Commento a “Smontare il culto della fatica”

“In effetti pare che lo sport insegni ad affrontare la fatica più che ad evitarla e pertanto un accostamento fra sport e necessità di smontare il culto della fatica per vivere meglio può apparire un po’ contraddittorio. Fra l’altro nello sport, soprattutto di alto livello, è molto celebrato il concetto di Patria con tanto di inni nazionali che suonano negli eventi più importanti.

Insomma una rivisitazione del culto della fatica pare dover fare i conti anche con un concetto poco tradizionale di sport. Almeno è opportuno far riferimento ad un modello di sport per tutti più che ad un modello delle squadre nazionali. Ed allora, in tal senso, lo sport che insegna a liberarsi dalla fatica e non a subirla in ogni circostanza è certamente quello per tutti e non quello che passa per televisione. Come minimo dobbiamo ammettere che non esiste solo un modello di sport e quel modello che celebra la fatica non è assolutamente passato di moda”

Io sostengo sempre lo sport per tutti, è quello che ci insegna a vivere in modo equlibrato e ci da gli strumenti per aprire gli occhi e capire bene per cosa vale la pena investire il poco tempo che abbiamo a disposizione su questo pianeta.

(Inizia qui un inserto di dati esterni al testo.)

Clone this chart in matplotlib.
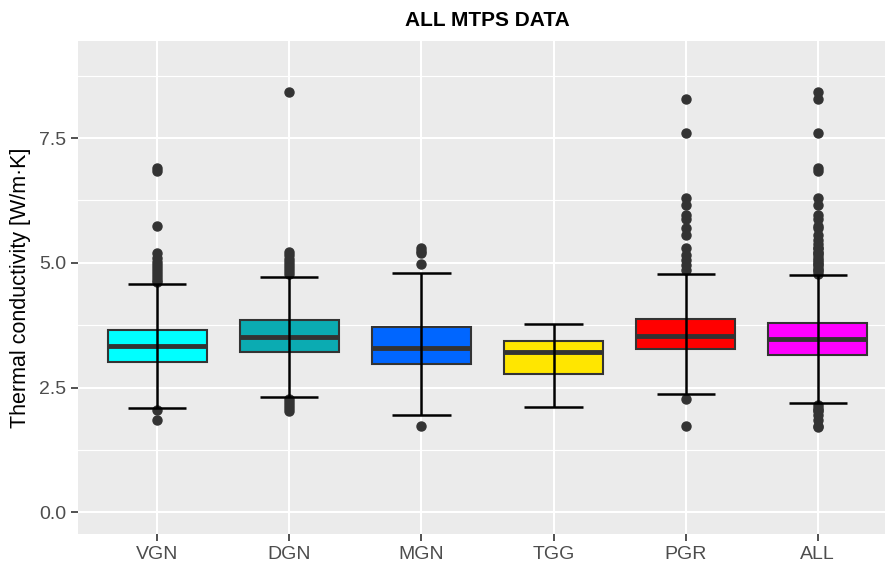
import matplotlib
matplotlib.use("Agg")
import matplotlib.pyplot as plt
from matplotlib.ticker import MultipleLocator

plt.rcParams.update({
    "font.family": ["Liberation Sans", "DejaVu Sans"],
    "font.size": 13,
})

# data
groups = ["VGN", "DGN", "MGN", "TGG", "PGR", "ALL"]
colors = ["#00FFFF", "#0BABB2", "#0066FF", "#FFE600", "#FF0000", "#FF00FF"]
q1 = [3.02, 3.21, 2.97, 2.77, 3.27, 3.15]
med = [3.33, 3.52, 3.30, 3.21, 3.54, 3.47]
q3 = [3.65, 3.85, 3.72, 3.43, 3.87, 3.79]
whislo = [2.09, 2.31, 1.94, 2.12, 2.37, 2.20]
whishi = [4.58, 4.72, 4.80, 3.78, 4.78, 4.76]
fliers = [
    [6.89, 6.83, 5.73, 5.20, 5.09, 5.02, 4.96, 4.90, 4.84, 4.78, 4.72, 4.66, 4.61, 2.06, 1.85],
    [8.42, 5.22, 5.15, 5.08, 5.02, 4.96, 4.90, 4.84, 4.78, 2.28, 2.22, 2.15, 2.09, 2.03],
    [5.29, 5.24, 5.19, 4.98, 1.72],
    [],
    [8.29, 7.60, 6.29, 6.15, 5.96, 5.87, 5.69, 5.56, 5.30, 5.16, 5.06, 4.96, 4.86, 2.28, 1.72],
    [8.42, 8.28, 7.60, 6.89, 6.83, 6.29, 6.15, 5.96, 5.87, 5.73, 5.69, 5.56,
     5.46, 5.38, 5.30, 5.29, 5.22, 5.20, 5.16, 5.09, 5.06, 5.02, 4.98, 4.96,
     4.90, 4.86, 4.84, 4.78, 2.15, 2.09, 2.06, 2.03, 1.94, 1.85, 1.72, 1.70],
]

stats = []
for i, g in enumerate(groups):
    stats.append(dict(label=g, q1=q1[i], med=med[i], q3=q3[i],
                      whislo=whislo[i], whishi=whishi[i], fliers=fliers[i]))

fig = plt.figure(figsize=(8.85, 5.67), dpi=100)
ax = fig.add_axes([78 / 885, 33 / 567, (897 - 78) / 885, (534 - 41) / 567])
ax.set_facecolor("#EBEBEB")
for s in ax.spines.values():
    s.set_visible(False)

pos = list(range(1, len(groups) + 1))
bp = ax.bxp(stats, positions=pos, widths=0.75, patch_artist=True,
            showcaps=False,
            boxprops=dict(edgecolor="#333333", linewidth=1.5),
            medianprops=dict(color="#333333", linewidth=3.5),
            whiskerprops=dict(color="black", linewidth=0),
            flierprops=dict(marker="o", markerfacecolor="#333333",
                            markeredgecolor="#333333", markersize=6.5),
            zorder=2)
for patch, c in zip(bp["boxes"], colors):
    patch.set_facecolor(c)

# errorbar-style whiskers drawn across the box
ax.vlines(pos, whislo, whishi, color="black", linewidth=1.8, zorder=4)
ax.hlines(whislo, [p - 0.22 for p in pos], [p + 0.22 for p in pos],
          color="black", linewidth=1.8, zorder=4)
ax.hlines(whishi, [p - 0.22 for p in pos], [p + 0.22 for p in pos],
          color="black", linewidth=1.8, zorder=4)

ax.set_xlim(0.4, 6.6)
ax.set_ylim(-0.435, 9.445)
ax.yaxis.set_major_locator(MultipleLocator(2.5))
ax.yaxis.set_minor_locator(MultipleLocator(1.25))
ax.set_yticks([0, 2.5, 5.0, 7.5])
ax.set_yticklabels(["0.0", "2.5", "5.0", "7.5"])
ax.set_xticks(pos)
ax.set_xticklabels(groups)
ax.grid(True, which="major", color="white", linewidth=1.5, zorder=0)
ax.grid(True, which="minor", axis="y", color="white", linewidth=0.8, zorder=0)
ax.set_axisbelow(True)
ax.tick_params(axis="both", which="major", colors="#333333", length=5,
               width=1.2, labelcolor="#4D4D4D", labelsize=14)
ax.tick_params(axis="y", which="minor", length=0)

ax.set_ylabel("Thermal conductivity [W/m·K]", fontsize=15.5, color="black",
              labelpad=6)
ax.set_title("ALL MTPS DATA", fontsize=15, fontweight="bold", pad=11)

fig.savefig("out.png", dpi=100)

Trattando di sport televisivo mi piace citare Francesco Panetta, forte atleta dei 3000 metri siepi, capace di correre molto forte anche sui 5.000 e 10.000 metri. Panetta ha vinto un bel po’ di medaglie nella sua carriera, soprattutto nelle siepi, ma la notorietà al grande pubblico l’ha avuta proprio in seguito ad un gesto “televisivo” di forte impatto. Agli europei di Helsinky del 1994 aiutò a rialzarsi da terra Alessandro Lambruschini che era malamente inciampato sulla riviera. Poi Lambruschini vinse il titolo e Panetta non riuscì ad andare sul podio. Ecco, il tipo di fatica fatta da Panetta quel giorno è stata una fatica particolare, non certo quella di aiutare Lambruschini a rialzarsi visto che il siepista toscano pesava forse 60 chili a stomaco pieno. Parlando di fatiche, Panetta ne faceva certamente molte in allenamento ma le faceva per fare poi meno fatica in gara e riuscire a resistere nel finale ad atleti che forse erano anche più veloci di lui ma che arrivavano più affaticati di lui all’ultimo giro della gara dei 3000 siepi. Panetta, atleta capace di grandi fatiche, forse la fatica più grande non l’ha mai fatta e nessuno gliela contesta, perché non molti sanno che quel siepista in realtà sarebbe stato anche un atleta in grado di stravolgere il panorama della maratona italiana e se davvero fosse stato un cultore della fatica forse adesso sarebbe ancora primatista italiano della maratona avendola segnata in modo netto. Invece Panetta a fine carriera ha fatto solo un veloce passaggio sulla maratona, facendo capire che aveva tutte le carte in regola per fare grandi cose ma decise giustamente di non immolarsi per la Patria. Il grande atleta è anzitutto una persona equilibrata che capisce le fatiche che è giusto fare e quelle che non è opportuno fare.

Francamente mi da un po’ fastidio quando le telecamere indugiano (è successo più volte) su qualche atleta, soprattutto nelle lunghe distanze, che sta facendo fatiche non del tutto fisiologiche per portare a termine la competizione. Non so quanto quegli eroismi facciano del bene allo sport.

La fatica si fa normalmente in tante cose dell’esistenza. Si fa anche nello sport e non è necessario vantarsi di essere capaci di farne gran tanta come non è nemmeno giusto sbandierare ai quattro venti una grande capacità prestativa senza un minimo di fatica per non irridere l’avversario. Per conto mio nello sport studiamo come razionalizzare al meglio la fatica per semplificarci i vari compiti motori e in questo studio deve starci anche la possibilità di razionalizzare il nostro tempo per praticare lo sport che prima ancora che fatica è divertimento e salute.

La vita è certamente faticosa ma non è solo fatica altrimenti non sarebbe nemmeno troppo divertente viverla. Uno dei nostri obiettivi è che possa essere divertente per tutti. Per questo proponiamo e predichiamo lo sport per tutti. Per questo bisogna passare dall’esistenza dignitosa per tutti dove non può essere proponibile un lavoro che ti toglie ogni possibilità di svago per darti ciò di cui hai bisogno per vivere. Il culto della fatica può andare bene in televisione, nella realtà di tutti i giorni non funziona molto bene.